Les nombreuses citations du regretté Pierre Sterckx reproduites tout au long de l’exposition renforcent cette impression (nul mieux que lui n’a en effet su rapprocher le dessin de Hergé de celui des plus grands dessinateurs, comme Raphaël ou Michel-Ange), ainsi que le peu de cas fait d’autres auteurs qui se sont consacrés à l’analyse de l’œuvre, comme Benoit Peeters. L’heure n’est pas à l’exégèse, mais à l’encensement. Ainsi s’explique aussi le peu de place fait aux collaborateurs les plus créatifs de Hergé, notamment à Edgar P. Jacobs, et le silence sur le fait que Tchang ne fut pas seulement un étudiant chinois des Beaux Arts, mais aussi un grand artiste. Et ainsi s’explique encore l’importance donnée dans cette exposition aux diverses publicités réalisées par Hergé. Elles sont « dessinées », même si le créateur de Tintin s’y affirme comme un bien meilleur imitateur des différents styles de son époque que comme un créateur original.

Mais alors, pourquoi ne pas avoir été plus explicite dès le début ? Par peur de se voir reprocher une stratégie qui vise moins à éclairer le public – et encore moins à le divertir – qu’à valoriser l’œuvre comme un retour du dessin sur la scène de l’art, retour dont Hergé aurait été l’instigateur ? Si cette raison passablement mercantile était la bonne, elle expliquerait pourquoi la décision de donner à cette exposition un ordre anti chronologique n’est expliquée nulle part…

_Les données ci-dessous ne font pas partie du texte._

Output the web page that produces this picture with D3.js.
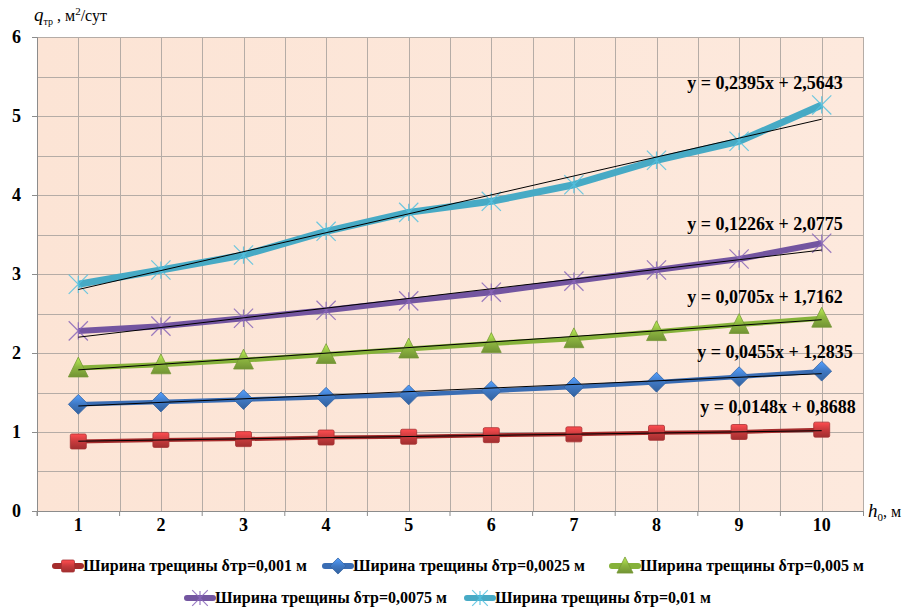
<!DOCTYPE html>
<html><head><meta charset="utf-8">
<script src="https://cdn.jsdelivr.net/npm/d3@7/dist/d3.min.js"></script>
<style>body{margin:0;background:#fff}svg{display:block}</style>
</head><body><svg id="c" width="909" height="608"></svg>
<script>
const categories = [1,2,3,4,5,6,7,8,9,10];
const s001  = [0.88,0.90,0.91,0.93,0.94,0.96,0.97,0.99,1.00,1.03];
const s0025 = [1.35,1.38,1.41,1.44,1.47,1.52,1.57,1.63,1.70,1.77];
const s005  = [1.81,1.85,1.91,1.98,2.05,2.12,2.18,2.27,2.36,2.44];
const s0075 = [2.28,2.34,2.44,2.54,2.66,2.77,2.91,3.05,3.19,3.39];
const s01   = [2.87,3.05,3.24,3.54,3.78,3.92,4.13,4.44,4.68,5.14];
const seriesNames = ["Ширина трещины δтр=0,001 м","Ширина трещины δтр=0,0025 м","Ширина трещины δтр=0,005 м","Ширина трещины δтр=0,0075 м","Ширина трещины δтр=0,01 м"];
const slopes = [0.0148,0.0455,0.0705,0.1226,0.2395];
const intercepts = [0.8688,1.2835,1.7162,2.0775,2.5643];
const eqLabels = ["y = 0,0148x + 0,8688","y = 0,0455x + 1,2835","y = 0,0705x + 1,7162","y = 0,1226x + 2,0775","y = 0,2395x + 2,5643"];
const yTicks = [0,1,2,3,4,5,6];

const allSeries = [s001,s0025,s005,s0075,s01];
const colors = ["#c83a3c","#3f78c3","#8db640","#7a5ca6","#4badc8"];
const lineColors = ["#a52c2c","#3a6db4","#86b23a","#7355a0","#47aac5"];
const lineW = [4,4.5,5,6,7];
const markers = ["square","diamond","triangle","x","x"];

const svg = d3.select("#c");
const L=37, R=863, T=37, B=511;
const x = d3.scaleBand().domain(categories).range([L,R]);
const y = d3.scaleLinear().domain([0,6]).range([B,T]);
const cx = d => x(d)+x.bandwidth()/2;

const defs = svg.append("defs");
const bg = defs.append("linearGradient").attr("id","bg").attr("x1","0").attr("x2","1");
bg.append("stop").attr("offset","0").attr("stop-color","#fce4d5");
bg.append("stop").attr("offset","1").attr("stop-color","#fde9dd");
colors.forEach((c,i)=>{
  const g = defs.append("linearGradient").attr("id","mg"+i).attr("x1","0").attr("y1","0").attr("x2","0").attr("y2","1");
  g.append("stop").attr("offset","0").attr("stop-color",d3.color(c).brighter(0.8));
  g.append("stop").attr("offset","0.5").attr("stop-color",c);
  g.append("stop").attr("offset","1").attr("stop-color",d3.color(c).darker(0.6));
});

svg.append("rect").attr("x",L).attr("y",T).attr("width",R-L).attr("height",B-T).attr("fill","url(#bg)");

// grid
const grid = svg.append("g").attr("stroke","#b5aca6").attr("stroke-width",1);
d3.range(0,6.01,0.5).forEach(v=>{
  grid.append("line").attr("x1",L).attr("x2",R).attr("y1",Math.round(y(v))+0.5).attr("y2",Math.round(y(v))+0.5);
});
d3.range(0,21).forEach(k=>{
  const xx = Math.round(L + k*x.bandwidth()/2)+0.5;
  grid.append("line").attr("x1",xx).attr("x2",xx).attr("y1",T).attr("y2",B);
});

// axes
const yAxis = d3.axisLeft(y).tickValues(yTicks).tickSize(5).tickFormat(d3.format("d"));
const ga = svg.append("g").attr("transform",`translate(${L},0)`).call(yAxis);
ga.select(".domain").attr("stroke","#8c8c8c");
ga.selectAll(".tick line").attr("stroke","#8c8c8c");
ga.selectAll("text").attr("font-family","Liberation Serif").attr("font-weight","bold").attr("font-size",18).attr("fill","#000").attr("dx",-8);

const xAxis = d3.axisBottom(x).tickSize(5);
const gx = svg.append("g").attr("transform",`translate(0,${B})`).call(xAxis);
gx.select(".domain").attr("stroke","#8c8c8c");
gx.selectAll(".tick line").attr("stroke","#8c8c8c").attr("transform",`translate(${-x.bandwidth()/2},0)`);
gx.selectAll("text").attr("font-family","Liberation Serif").attr("font-weight","bold").attr("font-size",18).attr("fill","#000").attr("dy",12);
svg.append("line").attr("x1",R+0.5).attr("x2",R+0.5).attr("y1",B).attr("y2",B+5).attr("stroke","#8c8c8c");

function drawMarker(g, type, i, px, py, size){
  const c = colors[i];
  if(type==="square"){
    g.append("rect").attr("x",px-size/2).attr("y",py-size/2+0.5).attr("width",size).attr("height",size-1).attr("rx",1.5)
      .attr("fill","url(#mg"+i+")").attr("stroke",d3.color(c).darker(0.5)).attr("stroke-width",0.8);
  } else if(type==="diamond"){
    const h=size*0.62;
    g.append("path").attr("d",`M${px},${py-h}L${px+h},${py}L${px},${py+h}L${px-h},${py}Z`)
      .attr("fill","url(#mg"+i+")").attr("stroke",d3.color(c).darker(0.5)).attr("stroke-width",0.8);
  } else if(type==="triangle"){
    const h=size*0.62;
    g.append("path").attr("d",`M${px},${py-h-1}L${px+h},${py+h-1}L${px-h},${py+h-1}Z`)
      .attr("fill","url(#mg"+i+")").attr("stroke",d3.color(c).darker(0.5)).attr("stroke-width",0.8);
  } else {
    const h=size*0.6;
    g.append("path").attr("d",`M${px-h},${py-h}L${px+h},${py+h}M${px-h},${py+h}L${px+h},${py-h}M${px},${py-h*0.9}L${px},${py+h*0.9}`)
      .attr("stroke",d3.color(c).brighter(0.3)).attr("stroke-width",1.2).attr("fill","none").attr("opacity",0.85);
  }
}

const line = d3.line().x((d,j)=>cx(categories[j])).y(d=>y(d));
allSeries.forEach((s,i)=>{
  const g = svg.append("g");
  g.append("path").datum(s).attr("d",line).attr("fill","none").attr("stroke",lineColors[i]).attr("stroke-width",lineW[i]).attr("stroke-linejoin","round");
  s.forEach((v,j)=>drawMarker(g,markers[i],i,cx(categories[j]),y(v),16));
  const x0=categories[0], x1=categories[categories.length-1];
  g.append("line").attr("x1",cx(x0)).attr("y1",y(slopes[i]*x0+intercepts[i]))
    .attr("x2",cx(x1)).attr("y2",y(slopes[i]*x1+intercepts[i])).attr("stroke","#000").attr("stroke-width",1);
});

const eqPos = [[778,407],[775,352],[765,297],[765,224],[765,83]];
eqLabels.forEach((t,i)=>{
  svg.append("text").attr("x",eqPos[i][0]).attr("y",eqPos[i][1]+6).attr("text-anchor","middle")
    .attr("font-family","Liberation Serif").attr("font-weight","bold").attr("font-size",18).text(t);
});

const yt = svg.append("text").attr("x",34).attr("y",21).attr("font-family","Liberation Serif").attr("font-size",16);
yt.append("tspan").attr("font-style","italic").attr("font-size",19).text("q");
yt.append("tspan").attr("font-size",10).attr("dy",4).text("тр");
yt.append("tspan").attr("dy",-4).text(" , м");
yt.append("tspan").attr("font-size",11).attr("dy",-6).text("2");
yt.append("tspan").attr("dy",6).text("/сут");

const xt = svg.append("text").attr("x",868).attr("y",517).attr("font-family","Liberation Serif").attr("font-size",16);
xt.append("tspan").attr("font-style","italic").attr("font-size",19).text("h");
xt.append("tspan").attr("font-size",11).attr("dy",4).text("0");
xt.append("tspan").attr("dy",-4).text(", м");

const legPos = [[55,566],[325,566],[612,566],[187,598],[467,598]];
seriesNames.forEach((n,i)=>{
  const g = svg.append("g");
  const [lx,ly]=legPos[i];
  g.append("line").attr("x1",lx).attr("x2",lx+26).attr("y1",ly).attr("y2",ly).attr("stroke",lineColors[i]).attr("stroke-width",6).attr("stroke-linecap","round");
  drawMarker(g,markers[i],i,lx+13,ly,13);
  g.append("text").attr("x",lx+28).attr("y",ly+5).attr("font-family","Liberation Serif").attr("font-weight","bold").attr("font-size",16).text(n);
});
</script></body></html>
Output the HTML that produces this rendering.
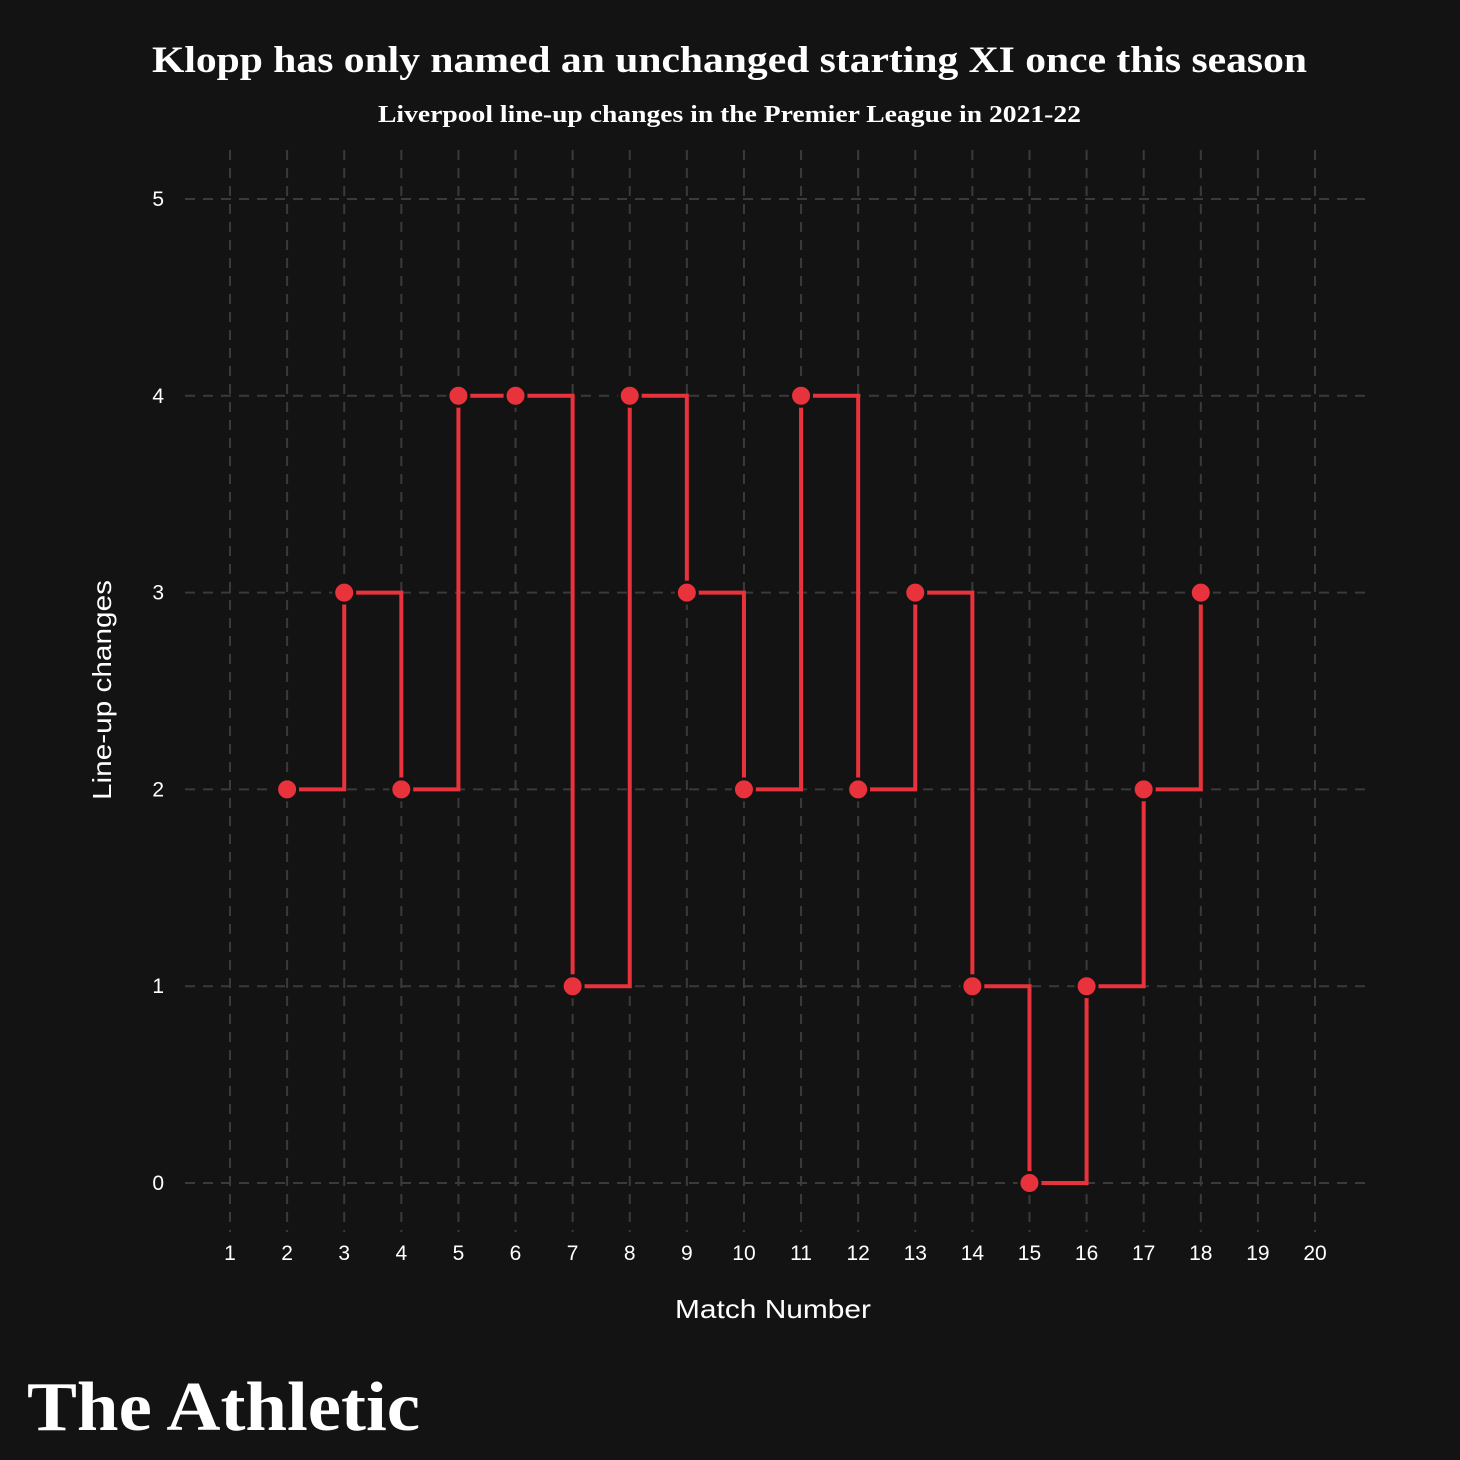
<!DOCTYPE html>
<html><head><meta charset="utf-8"><style>
body{margin:0;background:#131313;width:1460px;height:1460px;overflow:hidden}
svg{display:block}
</style></head><body>
<svg id="chart" width="1460" height="1460">
<rect width="1460" height="1460" fill="#131313"/>
<text x="152" y="72" textLength="1155" lengthAdjust="spacingAndGlyphs" fill="#fff" font-family="Liberation Serif, serif" font-weight="bold" font-size="37">Klopp has only named an unchanged starting XI once this season</text>
<text x="378" y="122" textLength="703" lengthAdjust="spacingAndGlyphs" fill="#fff" font-family="Liberation Serif, serif" font-weight="bold" font-size="24">Liverpool line-up changes in the Premier League in 2021-22</text>
<g id="grid"></g>
<g id="ticks"></g>
<g id="series"></g>
<text x="675" y="1318" textLength="196" lengthAdjust="spacingAndGlyphs" fill="#fff" font-family="Liberation Sans, sans-serif" font-size="26">Match Number</text>
<text transform="translate(111,800) rotate(-90)" textLength="220" lengthAdjust="spacingAndGlyphs" fill="#fff" font-family="Liberation Sans, sans-serif" font-size="26">Line-up changes</text>
<text x="27" y="1430" textLength="393" lengthAdjust="spacingAndGlyphs" fill="#fff" font-family="Liberation Serif, serif" font-weight="bold" font-size="70">The Athletic</text>
</svg>
<script>
const xTicks=[1,2,3,4,5,6,7,8,9,10,11,12,13,14,15,16,17,18,19,20];
const yTicks=[0,1,2,3,4,5];
const matches=[2,3,4,5,6,7,8,9,10,11,12,13,14,15,16,17,18];
const changes=[2,3,2,4,4,1,4,3,2,4,2,3,1,0,1,2,3];
const NS='http://www.w3.org/2000/svg';
const xs=m=>230+(m-1)*(1315-230)/19;
const ys=v=>1183-v*(1183-199)/5;
function mk(tag,attrs,parent){const e=document.createElementNS(NS,tag);for(const k in attrs)e.setAttribute(k,attrs[k]);parent.appendChild(e);return e;}
const grid=document.getElementById('grid'),ticks=document.getElementById('ticks'),series=document.getElementById('series');
xTicks.forEach(t=>{
  const l=mk('line',{x1:xs(t),x2:xs(t),y1:150,y2:1232,stroke:'#3a3a3a','stroke-width':2,'stroke-dasharray':'10 8'},grid);
  
  
  const tx=mk('text',{x:xs(t),y:1260,'text-anchor':'middle',fill:'#fff','font-family':'Liberation Sans, sans-serif','font-size':21},ticks);
  tx.textContent=t;
  
  
});
yTicks.forEach(t=>{
  const l=mk('line',{x1:185,x2:1370,y1:ys(t),y2:ys(t),stroke:'#3a3a3a','stroke-width':2,'stroke-dasharray':'10 8'},grid);
  
  
  const tx=mk('text',{x:164,y:ys(t)+7,'text-anchor':'end',fill:'#fff','font-family':'Liberation Sans, sans-serif','font-size':21},ticks);
  tx.textContent=t;
  
  
});
let d='M'+xs(matches[0])+','+ys(changes[0]);
for(let i=1;i<matches.length;i++){d+=' H'+xs(matches[i])+' V'+ys(changes[i]);}
const p=mk('path',{d:d,fill:'none',stroke:'#e8323c','stroke-width':4},series);


matches.forEach((m,i)=>{
  const c=mk('circle',{cx:xs(m),cy:ys(changes[i]),r:10.5,fill:'#e8323c',stroke:'#131313','stroke-width':3},series);
  
  
});
</script>
</body></html>
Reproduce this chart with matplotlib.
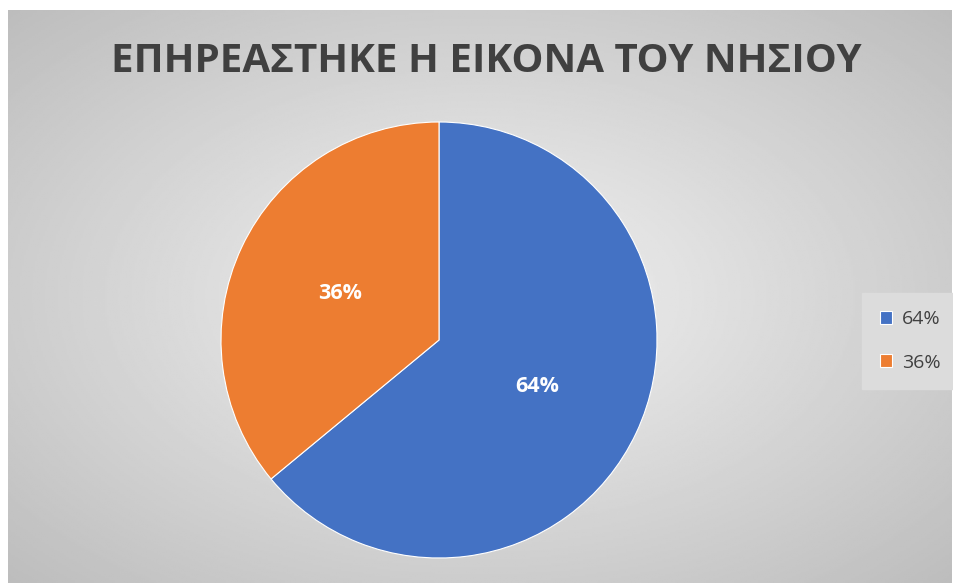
import numpy as np
import matplotlib.pyplot as plt

title = "ΕΠΗΡΕΑΣΤΗΚΕ Η ΕΙΚΟΝΑ ΤΟΥ ΝΗΣΙΟΥ"
labels = ["64%", "36%"]
values = [64, 36]
colors = ["#4472c4", "#ed7d31"]

W, H = 954, 583
fig = plt.figure(figsize=(W / 100, H / 100), dpi=100)
fig.patch.set_facecolor("white")

# chart area with radial grey gradient
bg = fig.add_axes([8 / W, 0, (952 - 8) / W, (583 - 10) / H])
yy, xx = np.mgrid[-1:1:300j, -1:1:500j]
r = np.sqrt(xx ** 2 + yy ** 2) / np.sqrt(2)
img = 0.95 - 0.21 * np.clip(r, 0, 1)
bg.imshow(img, cmap="gray", vmin=0, vmax=1, aspect="auto", extent=[0, 1, 0, 1])
bg.set_axis_off()

fig.text(486 / W, 1 - 62 / H, title, ha="center", va="center",
         fontsize=29, fontweight="bold", color="#404040", family="Open Sans")

cx, cy, rad = 439, 340, 218
ax = fig.add_axes([(cx - rad) / W, 1 - (cy + rad) / H, 2 * rad / W, 2 * rad / H])
wedges, texts = ax.pie(values, colors=colors, startangle=90, counterclock=False,
                       wedgeprops=dict(edgecolor="white", linewidth=0.8))
for w, lab in zip(wedges, labels):
    th = np.deg2rad((w.theta1 + w.theta2) / 2)
    ax.text(0.5 * np.cos(th), 0.5 * np.sin(th), lab, ha="center", va="center",
            fontsize=15.5, fontweight="bold", color="white", family="Open Sans")
ax.set_xlim(-1, 1)
ax.set_ylim(-1, 1)
ax.set_aspect("equal")

leg = fig.legend(wedges, labels, loc="center", bbox_to_anchor=(910 / W, 1 - 341 / H),
                 frameon=True, fancybox=False, handlelength=0.65, handleheight=0.65,
                 labelspacing=1.3, handletextpad=0.5, borderpad=0.9, borderaxespad=0,
                 prop=dict(family="Open Sans", size=14))
leg.get_frame().set_facecolor("#dcdcdc")
leg.get_frame().set_edgecolor("#dcdcdc")
leg.get_frame().set_alpha(1)
for t in leg.get_texts():
    t.set_color("#404040")

fig.savefig("out.png", dpi=100)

Quoi qu’il en soit, on ne peut que se réjouir de l’occasion qui nous est donnée d’y découvrir une magnifique exaltation du travail de la main. En ce début de millénaire où chacun a tendance à ne jurer que par la performance de ses instruments numériques, il est bon de rappeler que la main est le premier outil dont l’homme s’est pourvu. Et qu’elle continue à pouvoir faire de grandes choses, comme de créer des mondes avec un simple crayon.